Plenty of memories in championship season
Somehow, amidst Monday night’s celebration, one fan had the presence of mind to climb a tree on Marshall Street and drop his trousers.
Well done.
It’s funny what kids will do when their school wins its first ever men’s basketball championship, as SU did Monday. They’ll sway in trees while chugging Rolling Rock. They’ll dance through 8-foot fires. They’ll even set their own shirts and coats ablaze.
The scene struck me — as did a snowball and a half-empty Coors Light can — as I stood on the sidewalk across from Konrad’s on Monday night.
Having covered the Orangemen this season, I witnessed the five months that prefaced this celebration.
So with 5,000 people wading through the crowd around me, I thought back to November, when I accompanied a Daily Orange photographer to shoot Carmelo Anthony for the cover of our basketball guide.
After the shoot, Anthony sheepishly asked me, “Can I get some copies of these photos?”
That was before he graced the cover of the New York Post and Sports Illustrated (twice).
So on Monday, I wondered, too, what Jeremy McNeil would make of all this ruckus. After all, in the aftermath of SU’s three-court-rush upset of Pittsburgh on Feb. 1, McNeil dodged a swarm of fans and media to quietly lift weights with trainer Todd Forcier in the SU locker room.
I wondered what Gerard McNamara would think of all these people making such a fuss over his son, Gerry. Gerard — his friends call him Chiz — is a straight shooter, a blue-collar postal worker who attended every SU game this year. The most emotion I ever saw him show was after SU advanced to the Final Four, when he kissed his wife, Joyce, on the cheek.

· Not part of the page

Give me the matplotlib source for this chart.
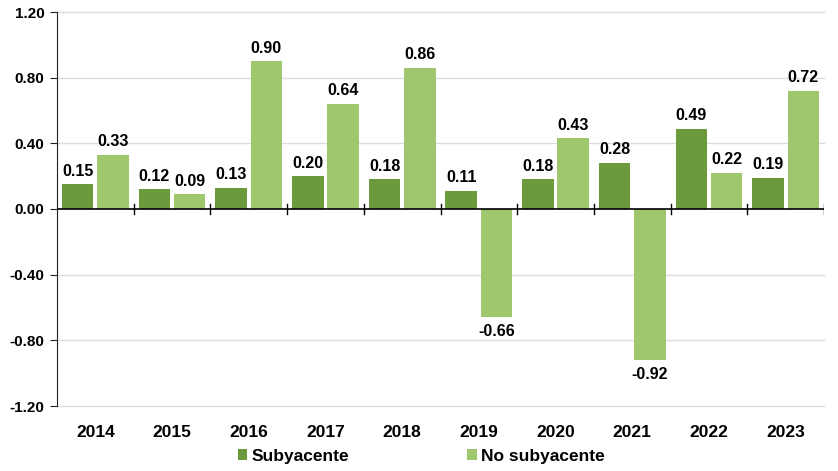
import numpy as np
import matplotlib.pyplot as plt

years = ['2014', '2015', '2016', '2017', '2018', '2019', '2020', '2021', '2022', '2023']
subyacente = [0.15, 0.12, 0.13, 0.20, 0.18, 0.11, 0.18, 0.28, 0.49, 0.19]
no_subyacente = [0.33, 0.09, 0.90, 0.64, 0.86, -0.66, 0.43, -0.92, 0.22, 0.72]

dark = '#6b9a3d'
light = '#9fc86e'

plt.rcParams['font.family'] = ['Liberation Sans', 'DejaVu Sans']
plt.rcParams['font.weight'] = 'bold'

fig = plt.figure(figsize=(8.38, 4.71), dpi=100)
ax = fig.add_axes([57 / 838, 1 - 406 / 471, 767 / 838, 394 / 471])

x = np.arange(len(years))
w = 0.41
b1 = ax.bar(x - 0.23, subyacente, w, color=dark, label='Subyacente', zorder=3)
b2 = ax.bar(x + 0.23, no_subyacente, w, color=light, label='No subyacente', zorder=3)

# value labels
for bars in (b1, b2):
    for r in bars:
        v = r.get_height()
        cx = r.get_x() + r.get_width() / 2
        if v >= 0:
            ax.annotate(f'{v:.2f}', (cx, v), xytext=(0, 4), textcoords='offset points',
                        ha='center', va='bottom', fontsize=11.5, fontweight='bold')
        else:
            ax.annotate(f'{v:.2f}', (cx, v), xytext=(0, -5), textcoords='offset points',
                        ha='center', va='top', fontsize=11.5, fontweight='bold')

ax.set_xlim(-0.5, len(years) - 0.5)
ax.set_ylim(-1.2, 1.2)
yt = np.arange(-1.2, 1.21, 0.4)
ax.set_yticks(yt)
ax.set_yticklabels([f'{t:.2f}' for t in yt], fontsize=11, fontweight='bold')
for t in yt:
    if abs(t) > 1e-9:
        ax.axhline(t, color='#dcdcdc', lw=1, zorder=0, clip_on=False)

for s in ['top', 'right', 'bottom']:
    ax.spines[s].set_visible(False)
ax.spines['left'].set_color('#222222')
ax.tick_params(axis='y', length=5, color='#222222', pad=4)

# zero axis line with boundary ticks
ax.axhline(0, color='black', lw=1.2, zorder=4)
for b in np.arange(0.5, len(years) - 0.4, 1):
    ax.plot([b, b], [-0.03, 0.03], color='black', lw=1, zorder=4)

# year labels below the plot area
ax.set_xticks([])
for i, yr in enumerate(years):
    ax.annotate(yr, (i, -1.2), xytext=(0, -14), textcoords='offset points',
                ha='center', va='top', fontsize=12.5, fontweight='bold', annotation_clip=False)

fig.legend(handles=[b1, b2], labels=['Subyacente', 'No subyacente'], loc='center',
           bbox_to_anchor=(0.503, 1 - 456 / 471), ncol=2, frameon=False,
           handlelength=0.55, handleheight=0.55, handletextpad=0.25,
           columnspacing=6.8, prop={'weight': 'bold', 'size': 12.5})

fig.savefig('out.png', dpi=100)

It’s little observations like those that put Monday in perspective. From covering this team, I’ll certainly remember Monday night. But, more so, I’ll recall those quick pregame chats with parents like William Edelin and Murray Forth. And I’ll recount that snowy March night in South Bend, Ind., when Anthony brazenly told me that if SU got a No. 3 seed, it would make the Final Four.
Nearly a month later, as fireworks cackled in the light snow over Marshall Street, Syracuse’s five-month fairy-tale season ended. And while the Marshall Street celebration marked the final chapter, it’s the rest of the book that I’ll always remember.